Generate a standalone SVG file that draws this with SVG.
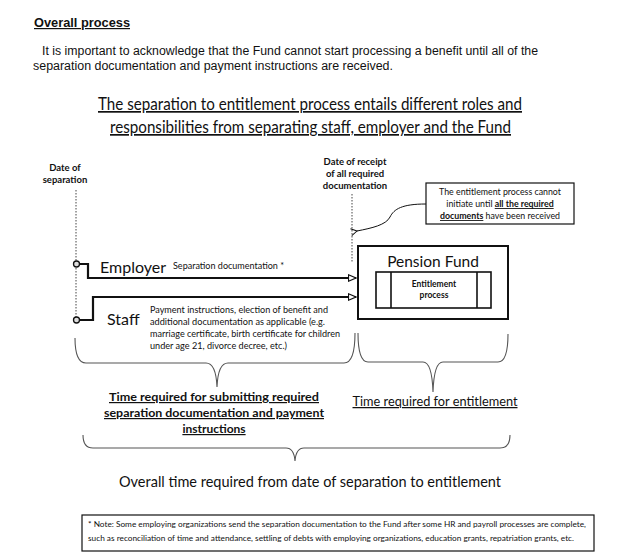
<svg xmlns="http://www.w3.org/2000/svg" width="640" height="556" viewBox="0 0 640 556">
<style>
.ar{font-family:"Liberation Sans",Arial,sans-serif;fill:#111}
.ca{font-family:Lato,"Open Sans",sans-serif;fill:#111}
.b{font-weight:bold}
.u{text-decoration:underline}
.dot{stroke:#444;stroke-width:1;stroke-dasharray:1.5 1.5;fill:none}
.brace{stroke:#555;stroke-width:1.1;fill:none}
.flow{stroke:#111;stroke-width:2.2;fill:none}
.box{stroke:#111;fill:#fff}
</style>
<defs>
<marker id="open" markerWidth="9" markerHeight="8" refX="8" refY="4" orient="auto" markerUnits="userSpaceOnUse">
<path d="M0.5,0.8 L8,4 L0.5,7.2 Z" fill="#fff" stroke="#111" stroke-width="1.2"/>
</marker>
<marker id="vee" markerWidth="8" markerHeight="8" refX="1" refY="4" orient="auto-start-reverse" markerUnits="userSpaceOnUse">
<path d="M7,0.5 L1,4 L7,7.5" fill="none" stroke="#111" stroke-width="1"/>
</marker>
</defs>
<rect width="640" height="556" fill="#fff"/>

<g id="header">
<text x="34" y="27" class="ar b u" font-size="12" textLength="96" lengthAdjust="spacingAndGlyphs">Overall process</text>
<text x="42" y="55" class="ar" font-size="12" textLength="496" lengthAdjust="spacingAndGlyphs">It is important to acknowledge that the Fund cannot start processing a benefit until all of the</text>
<text x="33" y="70" class="ar" font-size="12" textLength="360" lengthAdjust="spacingAndGlyphs">separation documentation and payment instructions are received.</text>
</g>

<g id="title">
<text x="98" y="110" class="ca u" font-size="17" textLength="424" lengthAdjust="spacingAndGlyphs">The separation to entitlement process entails different roles and</text>
<text x="110" y="133" class="ca u" font-size="17" textLength="401" lengthAdjust="spacingAndGlyphs">responsibilities from separating staff, employer and the Fund</text>
</g>

<g id="date-separation">
<text x="65" y="171" class="ca b" font-size="9.5" text-anchor="middle">Date of</text>
<text x="65" y="183" class="ca b" font-size="9.5" text-anchor="middle">separation</text>
<line x1="76" y1="190" x2="76" y2="318" class="dot"/>
</g>

<g id="date-receipt">
<text x="355" y="165" class="ca b" font-size="9.5" text-anchor="middle">Date of receipt</text>
<text x="355" y="177" class="ca b" font-size="9.5" text-anchor="middle">of all required</text>
<text x="355" y="189" class="ca b" font-size="9.5" text-anchor="middle">documentation</text>
<line x1="352" y1="194" x2="352" y2="262" class="dot"/>
</g>

<g id="callout">
<rect x="426" y="183" width="148" height="41" class="box" stroke-width="1.2"/>
<text x="500" y="195" class="ca" font-size="8.8" text-anchor="middle">The entitlement process cannot</text>
<text x="500" y="207" class="ca" font-size="8.8" text-anchor="middle">initiate until <tspan class="b u">all the required</tspan></text>
<text x="500" y="219" class="ca" font-size="8.8" text-anchor="middle"><tspan class="b u">documents</tspan> have been received</text>
</g>

<g id="pension-fund">
<rect x="358" y="246" width="150" height="73" class="box" stroke-width="2"/>
<text x="433" y="267" class="ca" font-size="15.5" text-anchor="middle">Pension Fund</text>
<rect x="376" y="272" width="115" height="36" class="box" stroke-width="1.6"/>
<line x1="391" y1="272" x2="391" y2="308" stroke="#111" stroke-width="1.6"/>
<line x1="477" y1="272" x2="477" y2="308" stroke="#111" stroke-width="1.6"/>
<text x="434" y="287" class="ca b" font-size="8.5" text-anchor="middle">Entitlement</text>
<text x="434" y="298" class="ca b" font-size="8.5" text-anchor="middle">process</text>
</g>

<g id="employer">
<text x="100" y="273" class="ca" font-size="16">Employer</text>
<text x="173" y="269" class="ca" font-size="8.6" textLength="111" lengthAdjust="spacingAndGlyphs">Separation documentation *</text>
</g>

<g id="staff">
<text x="107" y="325" class="ca" font-size="16">Staff</text>
<text x="150" y="313" class="ca" font-size="8.8" textLength="178" lengthAdjust="spacingAndGlyphs">Payment instructions,  election of benefit and</text>
<text x="150" y="325" class="ca" font-size="8.8" textLength="175" lengthAdjust="spacingAndGlyphs">additional documentation as applicable (e.g.</text>
<text x="150" y="337" class="ca" font-size="8.8" textLength="190" lengthAdjust="spacingAndGlyphs">marriage certificate, birth certificate for children</text>
<text x="150" y="349" class="ca" font-size="8.8" textLength="137" lengthAdjust="spacingAndGlyphs">under age 21, divorce decree, etc.)</text>
</g>

<g id="connectors">
<path d="M79,264 L88,264 L88,278 L356,278" class="flow" marker-end="url(#open)"/>
<path d="M79,320 L93,320 L93,297 L356,297" class="flow" marker-end="url(#open)"/>
<circle cx="76.5" cy="264" r="3" fill="#ddd" stroke="#111" stroke-width="1.3"/>
<circle cx="76.5" cy="320" r="3" fill="#ddd" stroke="#111" stroke-width="1.3"/>
<path d="M426,204 C402,204 394,209 390,217 C386,225 372,228 357,231" fill="none" stroke="#111" stroke-width="1" marker-end="url(#vee)"/>
</g>

<g id="braces">
<path d="M75,338 Q75,363 86,363 L206,363 Q216,363 217,387 Q218,363 228,363 L344,363 Q355,363 355,333" class="brace"/>
<path d="M358,333 Q358,362 368,362 L423,362 Q432,362 433,392 Q434,362 443,362 L498,362 Q508,362 508,334" class="brace"/>
<path d="M83,435 Q83,448 93,448 L286,448 Q294,448 295,461 Q296,448 304,448 L500,448 Q510,448 510,435" class="brace"/>
</g>

<g id="time-submit">
<text x="214" y="401" class="ca b u" font-size="12" text-anchor="middle" textLength="210" lengthAdjust="spacingAndGlyphs">Time required for submitting required</text>
<text x="214" y="417" class="ca b u" font-size="12" text-anchor="middle" textLength="220" lengthAdjust="spacingAndGlyphs">separation documentation and payment</text>
<text x="214" y="433" class="ca b u" font-size="12" text-anchor="middle">instructions</text>
</g>

<g id="time-entitlement">
<text x="435" y="406" class="ca u" font-size="12.5" text-anchor="middle" textLength="165" lengthAdjust="spacingAndGlyphs">Time required for entitlement</text>
</g>

<g id="overall">
<text x="310" y="487" class="ca" font-size="16" text-anchor="middle" textLength="382" lengthAdjust="spacingAndGlyphs">Overall time required from date of separation to entitlement</text>
</g>

<g id="note">
<rect x="82" y="515" width="512" height="36" class="box" stroke-width="1.2"/>
<text x="88" y="527" class="ca" font-size="7" textLength="498" lengthAdjust="spacingAndGlyphs">* Note: Some employing organizations send the separation documentation to the Fund after some HR and payroll processes are complete,</text>
<text x="88" y="541" class="ca" font-size="7" textLength="486" lengthAdjust="spacingAndGlyphs">such as reconciliation of time and attendance,  settling of debts with employing organizations, education grants, repatriation grants, etc.</text>
</g>
</svg>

#### [GOAL]
Keep the pictures out of the copy and return the rest of the data above exactly.

#### [FINAL RESULT]
Generate a standalone SVG file that draws this with SVG.
<svg xmlns="http://www.w3.org/2000/svg" width="640" height="556" viewBox="0 0 640 556">
<style>
.ar{font-family:"Liberation Sans",Arial,sans-serif;fill:#111}
.ca{font-family:Lato,"Open Sans",sans-serif;fill:#111}
.b{font-weight:bold}
.u{text-decoration:underline}
.dot{stroke:#444;stroke-width:1;stroke-dasharray:1.5 1.5;fill:none}
.brace{stroke:#555;stroke-width:1.1;fill:none}
.flow{stroke:#111;stroke-width:2.2;fill:none}
.box{stroke:#111;fill:#fff}
</style>
<defs>
<marker id="open" markerWidth="9" markerHeight="8" refX="8" refY="4" orient="auto" markerUnits="userSpaceOnUse">
<path d="M0.5,0.8 L8,4 L0.5,7.2 Z" fill="#fff" stroke="#111" stroke-width="1.2"/>
</marker>
<marker id="vee" markerWidth="8" markerHeight="8" refX="1" refY="4" orient="auto-start-reverse" markerUnits="userSpaceOnUse">
<path d="M7,0.5 L1,4 L7,7.5" fill="none" stroke="#111" stroke-width="1"/>
</marker>
</defs>
<rect width="640" height="556" fill="#fff"/>

<g id="header">
<text x="34" y="27" class="ar b u" font-size="12" textLength="96" lengthAdjust="spacingAndGlyphs">Overall process</text>
<text x="42" y="55" class="ar" font-size="12" textLength="496" lengthAdjust="spacingAndGlyphs">It is important to acknowledge that the Fund cannot start processing a benefit until all of the</text>
<text x="33" y="70" class="ar" font-size="12" textLength="360" lengthAdjust="spacingAndGlyphs">separation documentation and payment instructions are received.</text>
</g>

<g id="title">
<text x="98" y="110" class="ca u" font-size="17" textLength="424" lengthAdjust="spacingAndGlyphs">The separation to entitlement process entails different roles and</text>
<text x="110" y="133" class="ca u" font-size="17" textLength="401" lengthAdjust="spacingAndGlyphs">responsibilities from separating staff, employer and the Fund</text>
</g>

<g id="date-separation">
<text x="65" y="171" class="ca b" font-size="9.5" text-anchor="middle">Date of</text>
<text x="65" y="183" class="ca b" font-size="9.5" text-anchor="middle">separation</text>
<line x1="76" y1="190" x2="76" y2="318" class="dot"/>
</g>

<g id="date-receipt">
<text x="355" y="165" class="ca b" font-size="9.5" text-anchor="middle">Date of receipt</text>
<text x="355" y="177" class="ca b" font-size="9.5" text-anchor="middle">of all required</text>
<text x="355" y="189" class="ca b" font-size="9.5" text-anchor="middle">documentation</text>
<line x1="352" y1="194" x2="352" y2="262" class="dot"/>
</g>

<g id="callout">
<rect x="426" y="183" width="148" height="41" class="box" stroke-width="1.2"/>
<text x="500" y="195" class="ca" font-size="8.8" text-anchor="middle">The entitlement process cannot</text>
<text x="500" y="207" class="ca" font-size="8.8" text-anchor="middle">initiate until <tspan class="b u">all the required</tspan></text>
<text x="500" y="219" class="ca" font-size="8.8" text-anchor="middle"><tspan class="b u">documents</tspan> have been received</text>
</g>

<g id="pension-fund">
<rect x="358" y="246" width="150" height="73" class="box" stroke-width="2"/>
<text x="433" y="267" class="ca" font-size="15.5" text-anchor="middle">Pension Fund</text>
<rect x="376" y="272" width="115" height="36" class="box" stroke-width="1.6"/>
<line x1="391" y1="272" x2="391" y2="308" stroke="#111" stroke-width="1.6"/>
<line x1="477" y1="272" x2="477" y2="308" stroke="#111" stroke-width="1.6"/>
<text x="434" y="287" class="ca b" font-size="8.5" text-anchor="middle">Entitlement</text>
<text x="434" y="298" class="ca b" font-size="8.5" text-anchor="middle">process</text>
</g>

<g id="employer">
<text x="100" y="273" class="ca" font-size="16">Employer</text>
<text x="173" y="269" class="ca" font-size="8.6" textLength="111" lengthAdjust="spacingAndGlyphs">Separation documentation *</text>
</g>

<g id="staff">
<text x="107" y="325" class="ca" font-size="16">Staff</text>
<text x="150" y="313" class="ca" font-size="8.8" textLength="178" lengthAdjust="spacingAndGlyphs">Payment instructions,  election of benefit and</text>
<text x="150" y="325" class="ca" font-size="8.8" textLength="175" lengthAdjust="spacingAndGlyphs">additional documentation as applicable (e.g.</text>
<text x="150" y="337" class="ca" font-size="8.8" textLength="190" lengthAdjust="spacingAndGlyphs">marriage certificate, birth certificate for children</text>
<text x="150" y="349" class="ca" font-size="8.8" textLength="137" lengthAdjust="spacingAndGlyphs">under age 21, divorce decree, etc.)</text>
</g>

<g id="connectors">
<path d="M79,264 L88,264 L88,278 L356,278" class="flow" marker-end="url(#open)"/>
<path d="M79,320 L93,320 L93,297 L356,297" class="flow" marker-end="url(#open)"/>
<circle cx="76.5" cy="264" r="3" fill="#ddd" stroke="#111" stroke-width="1.3"/>
<circle cx="76.5" cy="320" r="3" fill="#ddd" stroke="#111" stroke-width="1.3"/>
<path d="M426,204 C402,204 394,209 390,217 C386,225 372,228 357,231" fill="none" stroke="#111" stroke-width="1" marker-end="url(#vee)"/>
</g>

<g id="braces">
<path d="M75,338 Q75,363 86,363 L206,363 Q216,363 217,387 Q218,363 228,363 L344,363 Q355,363 355,333" class="brace"/>
<path d="M358,333 Q358,362 368,362 L423,362 Q432,362 433,392 Q434,362 443,362 L498,362 Q508,362 508,334" class="brace"/>
<path d="M83,435 Q83,448 93,448 L286,448 Q294,448 295,461 Q296,448 304,448 L500,448 Q510,448 510,435" class="brace"/>
</g>

<g id="time-submit">
<text x="214" y="401" class="ca b u" font-size="12" text-anchor="middle" textLength="210" lengthAdjust="spacingAndGlyphs">Time required for submitting required</text>
<text x="214" y="417" class="ca b u" font-size="12" text-anchor="middle" textLength="220" lengthAdjust="spacingAndGlyphs">separation documentation and payment</text>
<text x="214" y="433" class="ca b u" font-size="12" text-anchor="middle">instructions</text>
</g>

<g id="time-entitlement">
<text x="435" y="406" class="ca u" font-size="12.5" text-anchor="middle" textLength="165" lengthAdjust="spacingAndGlyphs">Time required for entitlement</text>
</g>

<g id="overall">
<text x="310" y="487" class="ca" font-size="16" text-anchor="middle" textLength="382" lengthAdjust="spacingAndGlyphs">Overall time required from date of separation to entitlement</text>
</g>

<g id="note">
<rect x="82" y="515" width="512" height="36" class="box" stroke-width="1.2"/>
<text x="88" y="527" class="ca" font-size="7" textLength="498" lengthAdjust="spacingAndGlyphs">* Note: Some employing organizations send the separation documentation to the Fund after some HR and payroll processes are complete,</text>
<text x="88" y="541" class="ca" font-size="7" textLength="486" lengthAdjust="spacingAndGlyphs">such as reconciliation of time and attendance,  settling of debts with employing organizations, education grants, repatriation grants, etc.</text>
</g>
</svg>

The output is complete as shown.